Source code of charts:
[start]

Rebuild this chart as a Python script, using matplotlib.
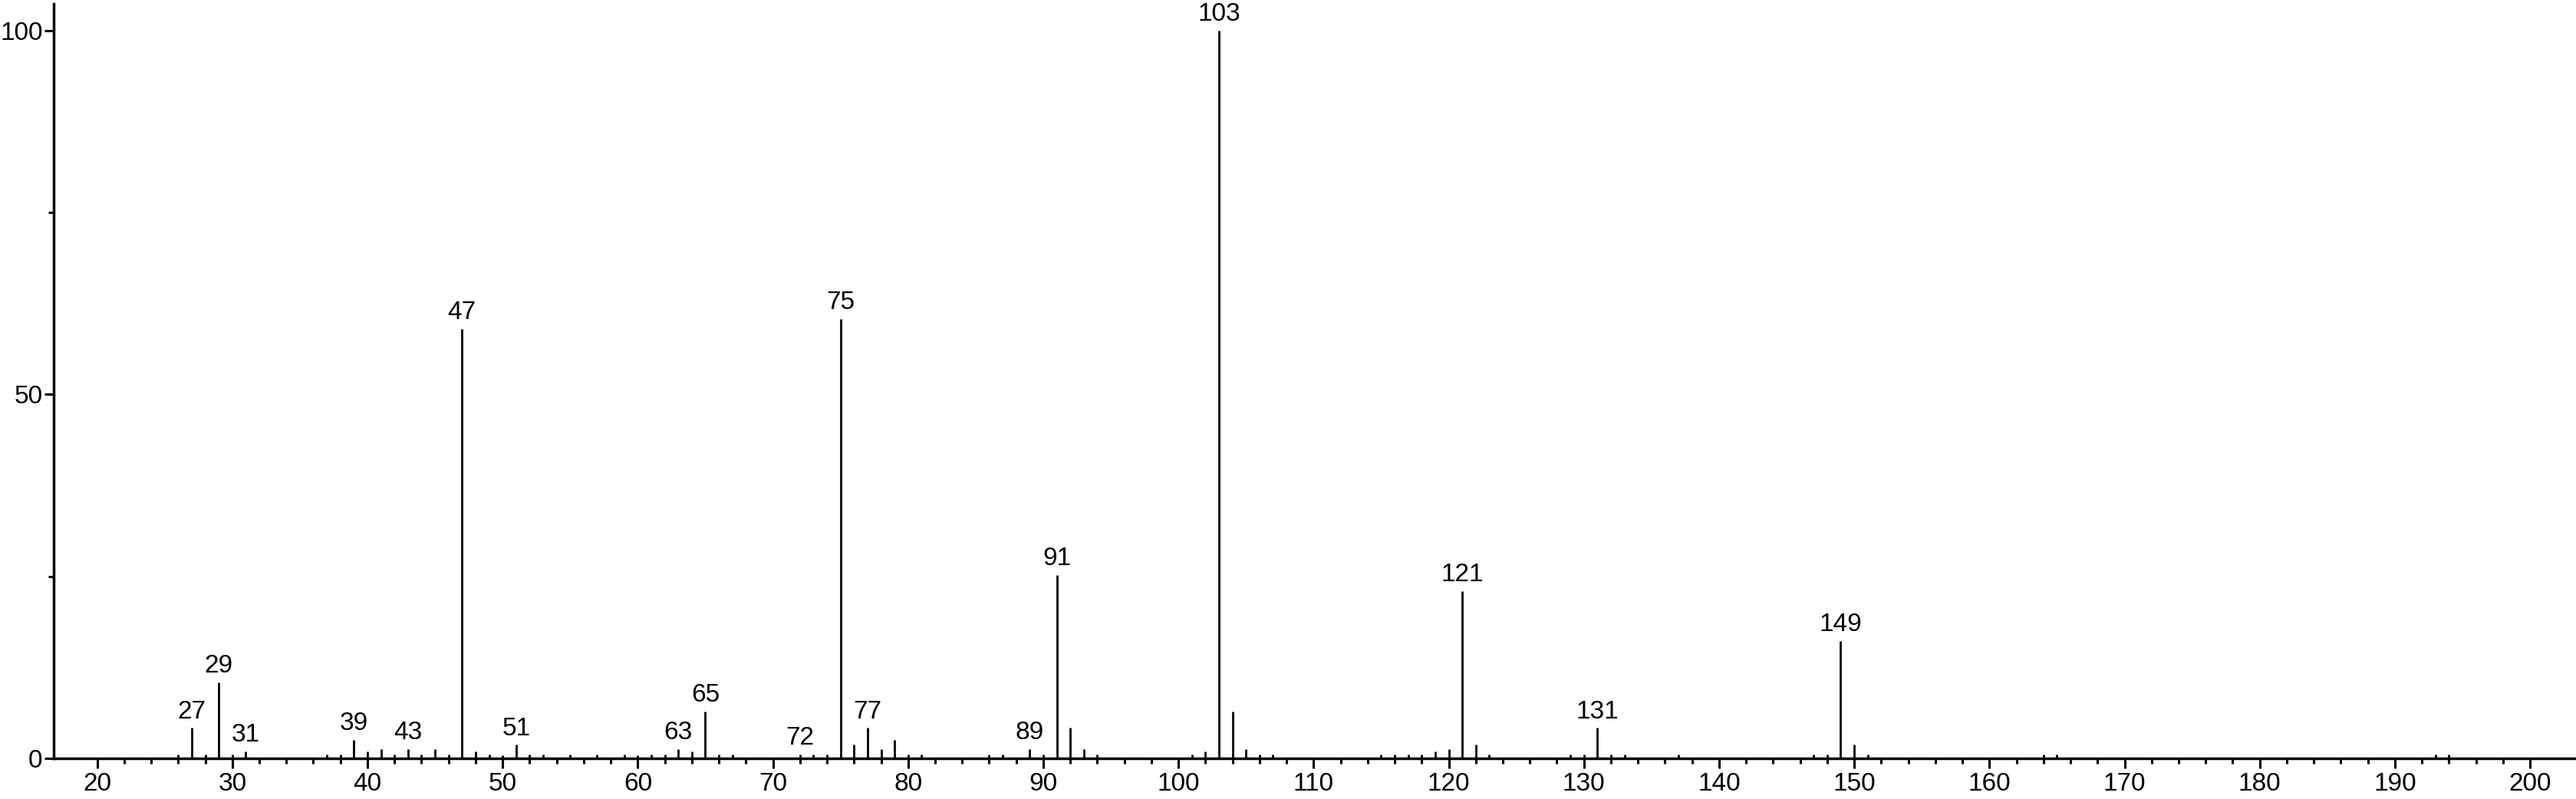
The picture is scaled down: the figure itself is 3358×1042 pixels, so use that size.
import matplotlib
matplotlib.use("Agg")
import matplotlib.pyplot as plt
from matplotlib.ticker import FixedLocator

plt.rcParams['font.family'] = ['Liberation Sans', 'DejaVu Sans']

# mass spectrum: m/z and relative intensity (%)
mz = [26, 27, 28, 29, 30, 31, 37, 38, 39, 40, 41, 42, 43, 44, 45, 46, 47, 48, 49, 50,
      51, 52, 53, 55, 57, 59, 60, 61, 62, 63, 64, 65, 66, 67, 72, 73, 74, 75, 76, 77,
      78, 79, 80, 81, 86, 87, 89, 90, 91, 92, 93, 94, 101, 102, 103, 104, 105, 106, 107,
      115, 116, 117, 118, 119, 120, 121, 122, 123, 129, 130, 131, 132, 133, 137,
      147, 148, 149, 150, 151, 164, 165, 193, 194]
intensity = [0.6, 4.2, 0.6, 10.5, 0.6, 1.0, 0.6, 0.6, 2.6, 1.0, 1.3, 0.6, 1.3, 0.6, 1.3, 0.6, 59.0, 1.0, 0.6, 0.5,
             1.9, 0.6, 0.6, 0.6, 0.6, 0.6, 0.5, 0.6, 0.6, 1.3, 1.0, 6.5, 0.6, 0.6, 0.6, 0.6, 0.6, 60.4, 1.9, 4.2,
             1.3, 2.6, 0.6, 0.6, 0.6, 0.6, 1.3, 0.6, 25.2, 4.2, 1.3, 0.6, 0.6, 1.0, 100.0, 6.5, 1.3, 0.6, 0.6,
             0.6, 0.6, 0.6, 0.6, 1.0, 1.3, 23.0, 1.9, 0.6, 0.6, 0.6, 4.2, 0.6, 0.6, 0.6,
             0.6, 0.6, 16.2, 1.9, 0.6, 0.6, 0.6, 0.6, 0.6]

# peaks that carry an m/z label
labeled = [27, 29, 31, 39, 43, 47, 51, 63, 65, 72, 75, 77, 89, 91, 103, 121, 131, 149]

x_major = list(range(20, 201, 10))
x_minor = [v for v in range(22, 200, 2) if v % 10 != 0]
y_major = [0, 50, 100]
y_minor = [25, 75]

fig = plt.figure(figsize=(33.58, 10.42), dpi=100)
ax = fig.add_axes([0.0209, 0.0505, 0.9791, 0.9444])

ax.vlines(mz, 0, intensity, colors='black', linewidth=2.0)

for m, v in zip(mz, intensity):
    if m in labeled:
        ax.annotate(str(m), (m, v), xytext=(0, 4), textcoords='offset points',
                    ha='center', va='bottom', fontsize=24)

ax.set_xlim(16.8, 203.4)
ax.set_ylim(0, 103.6)

ax.xaxis.set_major_locator(FixedLocator(x_major))
ax.xaxis.set_minor_locator(FixedLocator(x_minor))
ax.yaxis.set_major_locator(FixedLocator(y_major))
ax.yaxis.set_minor_locator(FixedLocator(y_minor))

ax.tick_params(axis='both', which='major', labelsize=24, width=2.2, length=9, color='black')
ax.tick_params(axis='both', which='minor', width=2.2, length=5)
ax.tick_params(axis='x', which='major', pad=4)
ax.tick_params(axis='y', which='major', pad=1.5)

for side in ['top', 'right']:
    ax.spines[side].set_visible(False)
for side in ['left', 'bottom']:
    ax.spines[side].set_linewidth(2.5)

fig.savefig("out.png", dpi=100)
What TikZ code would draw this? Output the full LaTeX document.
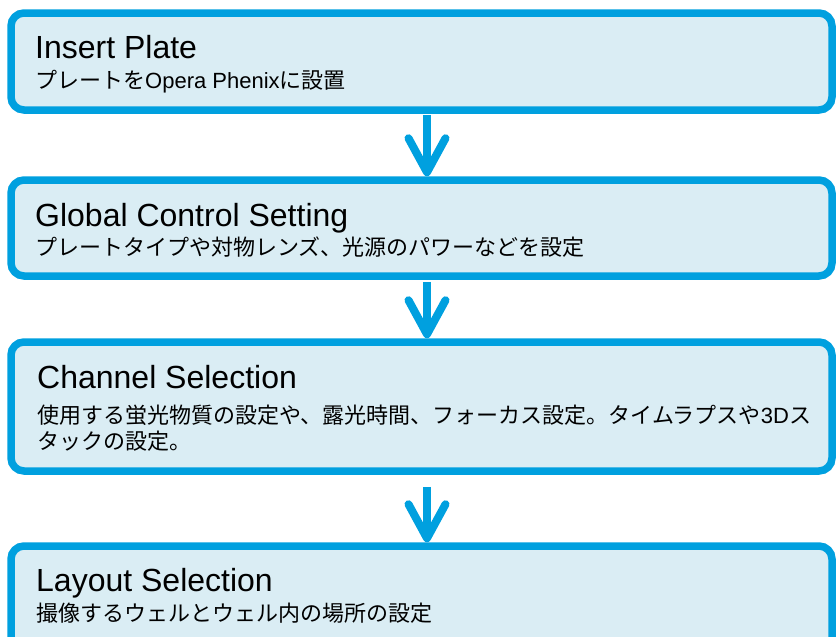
\documentclass[tikz,border=0pt]{standalone}
\usepackage{fontspec}
\setmainfont{Liberation Sans}
\newfontfamily\jp{Noto Sans CJK JP}
\usetikzlibrary{arrows.meta}
\definecolor{boxline}{RGB}{0,160,223}
\definecolor{boxfill}{RGB}{218,237,244}
\tikzset{
  x=1pt,y=-1pt,
  stepbox/.style={draw=boxline,fill=boxfill,line width=7.5pt,rounded corners=13pt,
    rectangle,inner sep=0pt,minimum width=821pt},
  ttl/.style={anchor=base west,inner sep=0pt,font=\fontsize{32}{38}\selectfont},
  sub/.style={anchor=base west,inner sep=0pt,font=\fontsize{22}{26}\selectfont},
  flow/.style={draw=boxline,line width=8pt,
    -{Straight Barb[length=34pt,width=37pt,round]}},
}
\begin{document}
\begin{tikzpicture}
\useasboundingbox (0,0) rectangle (836,637);
\begin{scope}
\clip (0,0) rectangle (836,637);
\node[stepbox,minimum height=97pt] (b1) at (421.5,61.5) {};
\node[stepbox,minimum height=96pt] (b2) at (421.5,228) {};
\node[stepbox,minimum height=129pt] (b3) at (421.5,406.5) {};
\node[stepbox,minimum height=130pt] (b4) at (421.5,611) {};
\end{scope}
\node[ttl] (t1) at (35,58) {Insert Plate};
\node[sub] (s1) at (35,88) {{\jp プレートを}Opera Phenix{\jp に設置}};
\node[ttl] (t2) at (35,226) {Global Control Setting};
\node[sub] (s2) at (35,255) {\jp プレートタイプや対物レンズ、光源のパワーなどを設定};
\node[ttl] (t3) at (37,388) {Channel Selection};
\node[sub] (s3) at (37,423) {{\jp 使用する蛍光物質の設定や、露光時間、フォーカス設定。タイムラプスや}3D{\jp ス}};
\node[sub] (s3b) at (37,449) {\jp タックの設定。};
\node[ttl] (t4) at (36,591) {Layout Selection};
\node[sub] (s4) at (36,621) {\jp 撮像するウェルとウェル内の場所の設定};
\draw[flow] ([yshift=-1pt]b1.south -| 427,0) -- (b2.north -| 427,0);
\draw[flow] ([yshift=-2pt]b2.south -| 427,0) -- (b3.north -| 427,0);
\draw[flow] ([yshift=-12pt]b3.south -| 427,0) -- (b4.north -| 427,0);
\end{tikzpicture}
\end{document}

[end]

JOB:
Working from the lines above, reproduce the material exactly and exclude its pictures.

ANSWER TO THIS EXERCISE:
Rebuild this chart as a Python script, using matplotlib.
The picture is scaled down: the figure itself is 3358×1042 pixels, so use that size.
import matplotlib
matplotlib.use("Agg")
import matplotlib.pyplot as plt
from matplotlib.ticker import FixedLocator

plt.rcParams['font.family'] = ['Liberation Sans', 'DejaVu Sans']

# mass spectrum: m/z and relative intensity (%)
mz = [26, 27, 28, 29, 30, 31, 37, 38, 39, 40, 41, 42, 43, 44, 45, 46, 47, 48, 49, 50,
      51, 52, 53, 55, 57, 59, 60, 61, 62, 63, 64, 65, 66, 67, 72, 73, 74, 75, 76, 77,
      78, 79, 80, 81, 86, 87, 89, 90, 91, 92, 93, 94, 101, 102, 103, 104, 105, 106, 107,
      115, 116, 117, 118, 119, 120, 121, 122, 123, 129, 130, 131, 132, 133, 137,
      147, 148, 149, 150, 151, 164, 165, 193, 194]
intensity = [0.6, 4.2, 0.6, 10.5, 0.6, 1.0, 0.6, 0.6, 2.6, 1.0, 1.3, 0.6, 1.3, 0.6, 1.3, 0.6, 59.0, 1.0, 0.6, 0.5,
             1.9, 0.6, 0.6, 0.6, 0.6, 0.6, 0.5, 0.6, 0.6, 1.3, 1.0, 6.5, 0.6, 0.6, 0.6, 0.6, 0.6, 60.4, 1.9, 4.2,
             1.3, 2.6, 0.6, 0.6, 0.6, 0.6, 1.3, 0.6, 25.2, 4.2, 1.3, 0.6, 0.6, 1.0, 100.0, 6.5, 1.3, 0.6, 0.6,
             0.6, 0.6, 0.6, 0.6, 1.0, 1.3, 23.0, 1.9, 0.6, 0.6, 0.6, 4.2, 0.6, 0.6, 0.6,
             0.6, 0.6, 16.2, 1.9, 0.6, 0.6, 0.6, 0.6, 0.6]

# peaks that carry an m/z label
labeled = [27, 29, 31, 39, 43, 47, 51, 63, 65, 72, 75, 77, 89, 91, 103, 121, 131, 149]

x_major = list(range(20, 201, 10))
x_minor = [v for v in range(22, 200, 2) if v % 10 != 0]
y_major = [0, 50, 100]
y_minor = [25, 75]

fig = plt.figure(figsize=(33.58, 10.42), dpi=100)
ax = fig.add_axes([0.0209, 0.0505, 0.9791, 0.9444])

ax.vlines(mz, 0, intensity, colors='black', linewidth=2.0)

for m, v in zip(mz, intensity):
    if m in labeled:
        ax.annotate(str(m), (m, v), xytext=(0, 4), textcoords='offset points',
                    ha='center', va='bottom', fontsize=24)

ax.set_xlim(16.8, 203.4)
ax.set_ylim(0, 103.6)

ax.xaxis.set_major_locator(FixedLocator(x_major))
ax.xaxis.set_minor_locator(FixedLocator(x_minor))
ax.yaxis.set_major_locator(FixedLocator(y_major))
ax.yaxis.set_minor_locator(FixedLocator(y_minor))

ax.tick_params(axis='both', which='major', labelsize=24, width=2.2, length=9, color='black')
ax.tick_params(axis='both', which='minor', width=2.2, length=5)
ax.tick_params(axis='x', which='major', pad=4)
ax.tick_params(axis='y', which='major', pad=1.5)

for side in ['top', 'right']:
    ax.spines[side].set_visible(False)
for side in ['left', 'bottom']:
    ax.spines[side].set_linewidth(2.5)

fig.savefig("out.png", dpi=100)
What TikZ code would draw this? Output the full LaTeX document.
\documentclass[tikz,border=0pt]{standalone}
\usepackage{fontspec}
\setmainfont{Liberation Sans}
\newfontfamily\jp{Noto Sans CJK JP}
\usetikzlibrary{arrows.meta}
\definecolor{boxline}{RGB}{0,160,223}
\definecolor{boxfill}{RGB}{218,237,244}
\tikzset{
  x=1pt,y=-1pt,
  stepbox/.style={draw=boxline,fill=boxfill,line width=7.5pt,rounded corners=13pt,
    rectangle,inner sep=0pt,minimum width=821pt},
  ttl/.style={anchor=base west,inner sep=0pt,font=\fontsize{32}{38}\selectfont},
  sub/.style={anchor=base west,inner sep=0pt,font=\fontsize{22}{26}\selectfont},
  flow/.style={draw=boxline,line width=8pt,
    -{Straight Barb[length=34pt,width=37pt,round]}},
}
\begin{document}
\begin{tikzpicture}
\useasboundingbox (0,0) rectangle (836,637);
\begin{scope}
\clip (0,0) rectangle (836,637);
\node[stepbox,minimum height=97pt] (b1) at (421.5,61.5) {};
\node[stepbox,minimum height=96pt] (b2) at (421.5,228) {};
\node[stepbox,minimum height=129pt] (b3) at (421.5,406.5) {};
\node[stepbox,minimum height=130pt] (b4) at (421.5,611) {};
\end{scope}
\node[ttl] (t1) at (35,58) {Insert Plate};
\node[sub] (s1) at (35,88) {{\jp プレートを}Opera Phenix{\jp に設置}};
\node[ttl] (t2) at (35,226) {Global Control Setting};
\node[sub] (s2) at (35,255) {\jp プレートタイプや対物レンズ、光源のパワーなどを設定};
\node[ttl] (t3) at (37,388) {Channel Selection};
\node[sub] (s3) at (37,423) {{\jp 使用する蛍光物質の設定や、露光時間、フォーカス設定。タイムラプスや}3D{\jp ス}};
\node[sub] (s3b) at (37,449) {\jp タックの設定。};
\node[ttl] (t4) at (36,591) {Layout Selection};
\node[sub] (s4) at (36,621) {\jp 撮像するウェルとウェル内の場所の設定};
\draw[flow] ([yshift=-1pt]b1.south -| 427,0) -- (b2.north -| 427,0);
\draw[flow] ([yshift=-2pt]b2.south -| 427,0) -- (b3.north -| 427,0);
\draw[flow] ([yshift=-12pt]b3.south -| 427,0) -- (b4.north -| 427,0);
\end{tikzpicture}
\end{document}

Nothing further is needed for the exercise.